■ **EXERCISE INSTRUCTIONS**
Transcribe only part of the material below: the lines from the one containing "Reproduce this chart with matplotlib." through the one containing "70000, 80000, 90000]", inclusive, exactly as written.

■ **THE DATA**
--- BEGIN ---

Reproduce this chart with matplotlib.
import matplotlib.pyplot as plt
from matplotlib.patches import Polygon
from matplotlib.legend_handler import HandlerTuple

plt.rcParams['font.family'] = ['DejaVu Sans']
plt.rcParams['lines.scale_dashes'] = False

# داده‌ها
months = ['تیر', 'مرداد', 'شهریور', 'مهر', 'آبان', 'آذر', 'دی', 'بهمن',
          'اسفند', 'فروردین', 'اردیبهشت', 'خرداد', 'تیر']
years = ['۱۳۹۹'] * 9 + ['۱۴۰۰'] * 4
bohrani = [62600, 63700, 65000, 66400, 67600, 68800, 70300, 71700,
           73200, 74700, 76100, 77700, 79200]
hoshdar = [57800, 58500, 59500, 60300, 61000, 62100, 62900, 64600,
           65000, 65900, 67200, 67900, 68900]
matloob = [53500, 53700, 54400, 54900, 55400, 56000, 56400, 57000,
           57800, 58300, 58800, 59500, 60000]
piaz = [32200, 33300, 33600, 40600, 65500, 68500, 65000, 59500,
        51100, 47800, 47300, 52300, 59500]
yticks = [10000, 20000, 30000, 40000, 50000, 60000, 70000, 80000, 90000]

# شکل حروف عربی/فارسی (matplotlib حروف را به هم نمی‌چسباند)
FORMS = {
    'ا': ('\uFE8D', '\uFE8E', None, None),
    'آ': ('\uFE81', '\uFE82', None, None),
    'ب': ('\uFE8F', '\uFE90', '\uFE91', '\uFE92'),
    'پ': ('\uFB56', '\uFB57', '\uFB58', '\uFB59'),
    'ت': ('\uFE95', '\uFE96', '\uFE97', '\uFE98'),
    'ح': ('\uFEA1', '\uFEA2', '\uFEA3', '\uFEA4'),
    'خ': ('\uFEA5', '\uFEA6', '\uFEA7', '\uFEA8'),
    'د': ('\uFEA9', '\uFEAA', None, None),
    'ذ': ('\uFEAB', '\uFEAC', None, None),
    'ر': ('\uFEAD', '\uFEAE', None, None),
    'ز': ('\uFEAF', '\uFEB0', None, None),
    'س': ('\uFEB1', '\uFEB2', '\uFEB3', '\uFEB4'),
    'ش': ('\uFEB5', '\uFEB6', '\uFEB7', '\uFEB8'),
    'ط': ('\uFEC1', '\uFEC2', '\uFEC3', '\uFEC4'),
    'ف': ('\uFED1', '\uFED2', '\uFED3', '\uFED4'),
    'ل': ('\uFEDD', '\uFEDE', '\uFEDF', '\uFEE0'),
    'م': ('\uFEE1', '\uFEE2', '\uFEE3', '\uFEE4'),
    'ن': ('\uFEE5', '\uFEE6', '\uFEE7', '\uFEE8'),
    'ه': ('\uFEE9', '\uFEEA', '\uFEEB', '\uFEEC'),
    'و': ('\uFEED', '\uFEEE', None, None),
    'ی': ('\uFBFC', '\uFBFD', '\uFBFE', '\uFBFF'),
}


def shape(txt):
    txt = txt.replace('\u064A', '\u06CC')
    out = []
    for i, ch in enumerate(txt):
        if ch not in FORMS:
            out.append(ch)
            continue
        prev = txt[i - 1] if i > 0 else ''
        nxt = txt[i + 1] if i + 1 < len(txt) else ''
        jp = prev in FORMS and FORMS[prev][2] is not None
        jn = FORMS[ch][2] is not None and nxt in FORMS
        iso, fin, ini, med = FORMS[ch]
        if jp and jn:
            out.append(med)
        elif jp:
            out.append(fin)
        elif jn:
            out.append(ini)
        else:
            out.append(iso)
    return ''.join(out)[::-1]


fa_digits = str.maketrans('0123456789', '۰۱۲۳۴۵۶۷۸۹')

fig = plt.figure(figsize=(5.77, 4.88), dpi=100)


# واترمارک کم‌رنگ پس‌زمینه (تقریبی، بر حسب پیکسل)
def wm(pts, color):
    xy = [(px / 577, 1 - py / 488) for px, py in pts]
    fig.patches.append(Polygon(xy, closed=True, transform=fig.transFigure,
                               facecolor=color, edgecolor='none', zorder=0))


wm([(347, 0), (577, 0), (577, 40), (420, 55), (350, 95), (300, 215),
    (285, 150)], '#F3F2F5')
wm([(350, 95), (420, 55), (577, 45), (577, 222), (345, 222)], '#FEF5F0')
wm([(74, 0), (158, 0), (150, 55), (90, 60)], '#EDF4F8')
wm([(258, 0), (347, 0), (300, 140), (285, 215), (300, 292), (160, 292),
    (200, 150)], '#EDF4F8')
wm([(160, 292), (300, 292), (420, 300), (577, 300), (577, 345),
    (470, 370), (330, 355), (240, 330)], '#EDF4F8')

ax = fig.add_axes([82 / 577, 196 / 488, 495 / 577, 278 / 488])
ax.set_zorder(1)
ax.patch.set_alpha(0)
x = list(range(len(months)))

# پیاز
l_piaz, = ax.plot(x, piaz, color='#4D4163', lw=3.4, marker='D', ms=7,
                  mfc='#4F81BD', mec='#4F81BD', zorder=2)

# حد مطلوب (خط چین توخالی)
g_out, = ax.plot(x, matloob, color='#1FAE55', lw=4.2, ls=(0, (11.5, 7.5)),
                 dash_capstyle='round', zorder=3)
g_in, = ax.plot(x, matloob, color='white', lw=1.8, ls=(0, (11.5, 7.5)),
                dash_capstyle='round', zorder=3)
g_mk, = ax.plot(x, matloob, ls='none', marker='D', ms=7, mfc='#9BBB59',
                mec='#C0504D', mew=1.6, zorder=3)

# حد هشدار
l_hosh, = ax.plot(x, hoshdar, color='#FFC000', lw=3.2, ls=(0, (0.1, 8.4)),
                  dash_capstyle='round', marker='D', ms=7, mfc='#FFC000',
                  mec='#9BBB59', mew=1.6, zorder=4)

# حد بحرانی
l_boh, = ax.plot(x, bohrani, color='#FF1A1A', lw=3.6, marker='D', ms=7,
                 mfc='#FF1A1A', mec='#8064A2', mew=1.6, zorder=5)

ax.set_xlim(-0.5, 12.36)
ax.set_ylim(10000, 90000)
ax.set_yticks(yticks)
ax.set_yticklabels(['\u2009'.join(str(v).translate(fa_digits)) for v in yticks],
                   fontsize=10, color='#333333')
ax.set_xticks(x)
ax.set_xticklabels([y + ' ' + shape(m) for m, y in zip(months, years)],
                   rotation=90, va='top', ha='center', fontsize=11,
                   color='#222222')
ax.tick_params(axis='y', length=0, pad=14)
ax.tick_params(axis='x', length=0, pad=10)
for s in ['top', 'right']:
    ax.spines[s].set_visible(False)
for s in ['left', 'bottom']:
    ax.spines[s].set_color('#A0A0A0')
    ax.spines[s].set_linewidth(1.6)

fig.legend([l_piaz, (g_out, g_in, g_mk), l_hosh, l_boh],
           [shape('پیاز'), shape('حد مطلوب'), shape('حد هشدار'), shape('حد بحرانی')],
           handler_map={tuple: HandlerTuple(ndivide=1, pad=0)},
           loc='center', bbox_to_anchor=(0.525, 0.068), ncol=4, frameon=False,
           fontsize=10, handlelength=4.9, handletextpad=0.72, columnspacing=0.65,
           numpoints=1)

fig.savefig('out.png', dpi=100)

--- END ---
--- BEGIN ---

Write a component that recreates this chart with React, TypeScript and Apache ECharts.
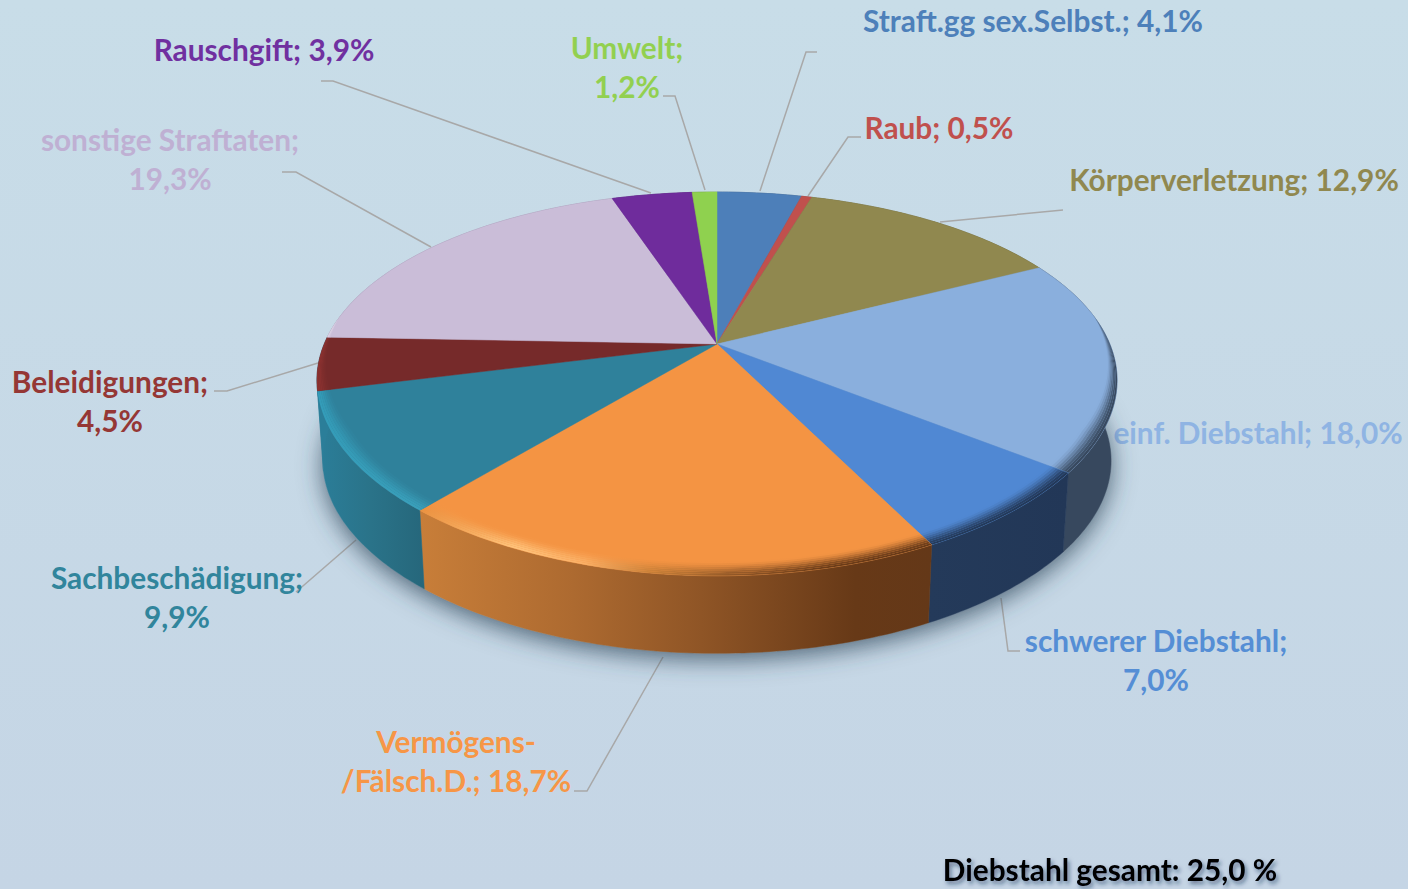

--- END ---
--- BEGIN ---

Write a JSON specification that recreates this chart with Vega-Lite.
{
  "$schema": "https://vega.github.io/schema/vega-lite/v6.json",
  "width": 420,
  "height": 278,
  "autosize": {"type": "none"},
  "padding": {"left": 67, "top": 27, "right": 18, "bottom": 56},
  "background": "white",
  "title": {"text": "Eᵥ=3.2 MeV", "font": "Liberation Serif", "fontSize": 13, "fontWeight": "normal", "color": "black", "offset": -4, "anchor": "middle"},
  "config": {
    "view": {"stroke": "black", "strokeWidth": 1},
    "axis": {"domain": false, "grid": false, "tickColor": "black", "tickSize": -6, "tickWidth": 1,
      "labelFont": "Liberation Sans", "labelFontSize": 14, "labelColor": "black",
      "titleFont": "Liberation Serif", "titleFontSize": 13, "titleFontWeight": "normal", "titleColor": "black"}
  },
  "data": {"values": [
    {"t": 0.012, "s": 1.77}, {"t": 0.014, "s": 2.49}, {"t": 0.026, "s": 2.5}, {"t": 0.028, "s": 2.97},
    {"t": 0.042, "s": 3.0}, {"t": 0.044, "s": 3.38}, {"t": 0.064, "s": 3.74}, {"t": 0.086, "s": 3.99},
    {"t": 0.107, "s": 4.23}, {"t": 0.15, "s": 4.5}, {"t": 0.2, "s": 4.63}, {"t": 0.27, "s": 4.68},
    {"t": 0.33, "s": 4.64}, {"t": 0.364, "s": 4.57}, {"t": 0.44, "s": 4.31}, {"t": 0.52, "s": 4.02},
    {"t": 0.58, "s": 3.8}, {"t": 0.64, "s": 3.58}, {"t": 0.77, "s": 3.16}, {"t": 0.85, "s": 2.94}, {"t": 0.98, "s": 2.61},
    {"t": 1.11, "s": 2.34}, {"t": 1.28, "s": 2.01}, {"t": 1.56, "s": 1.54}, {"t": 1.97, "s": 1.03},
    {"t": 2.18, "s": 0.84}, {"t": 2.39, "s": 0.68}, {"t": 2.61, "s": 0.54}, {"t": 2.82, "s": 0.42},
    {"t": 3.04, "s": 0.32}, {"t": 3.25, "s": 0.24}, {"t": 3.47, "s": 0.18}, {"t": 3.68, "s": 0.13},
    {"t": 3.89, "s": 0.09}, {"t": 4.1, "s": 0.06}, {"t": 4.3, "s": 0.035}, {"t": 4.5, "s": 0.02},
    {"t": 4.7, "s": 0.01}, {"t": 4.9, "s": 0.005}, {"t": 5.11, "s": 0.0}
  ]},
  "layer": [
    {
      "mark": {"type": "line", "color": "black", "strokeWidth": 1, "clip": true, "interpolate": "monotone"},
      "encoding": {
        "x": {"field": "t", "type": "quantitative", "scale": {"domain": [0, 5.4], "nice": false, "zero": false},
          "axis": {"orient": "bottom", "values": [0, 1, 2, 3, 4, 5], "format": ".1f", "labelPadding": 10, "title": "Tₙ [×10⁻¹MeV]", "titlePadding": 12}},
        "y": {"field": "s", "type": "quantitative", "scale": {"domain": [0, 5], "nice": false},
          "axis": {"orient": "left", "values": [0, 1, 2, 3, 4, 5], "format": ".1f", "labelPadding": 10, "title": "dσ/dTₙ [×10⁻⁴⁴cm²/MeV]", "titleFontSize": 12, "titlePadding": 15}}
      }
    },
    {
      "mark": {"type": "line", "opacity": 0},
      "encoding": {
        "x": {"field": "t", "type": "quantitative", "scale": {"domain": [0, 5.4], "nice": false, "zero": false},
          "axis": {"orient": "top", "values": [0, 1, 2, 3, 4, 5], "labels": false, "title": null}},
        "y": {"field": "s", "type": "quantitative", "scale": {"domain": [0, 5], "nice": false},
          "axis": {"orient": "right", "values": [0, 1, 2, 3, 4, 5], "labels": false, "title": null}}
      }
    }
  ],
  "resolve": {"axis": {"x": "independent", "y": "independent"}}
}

--- END ---

■ **FINISHED TASK**
Reproduce this chart with matplotlib.
import matplotlib.pyplot as plt
from matplotlib.patches import Polygon
from matplotlib.legend_handler import HandlerTuple

plt.rcParams['font.family'] = ['DejaVu Sans']
plt.rcParams['lines.scale_dashes'] = False

# داده‌ها
months = ['تیر', 'مرداد', 'شهریور', 'مهر', 'آبان', 'آذر', 'دی', 'بهمن',
          'اسفند', 'فروردین', 'اردیبهشت', 'خرداد', 'تیر']
years = ['۱۳۹۹'] * 9 + ['۱۴۰۰'] * 4
bohrani = [62600, 63700, 65000, 66400, 67600, 68800, 70300, 71700,
           73200, 74700, 76100, 77700, 79200]
hoshdar = [57800, 58500, 59500, 60300, 61000, 62100, 62900, 64600,
           65000, 65900, 67200, 67900, 68900]
matloob = [53500, 53700, 54400, 54900, 55400, 56000, 56400, 57000,
           57800, 58300, 58800, 59500, 60000]
piaz = [32200, 33300, 33600, 40600, 65500, 68500, 65000, 59500,
        51100, 47800, 47300, 52300, 59500]
yticks = [10000, 20000, 30000, 40000, 50000, 60000, 70000, 80000, 90000]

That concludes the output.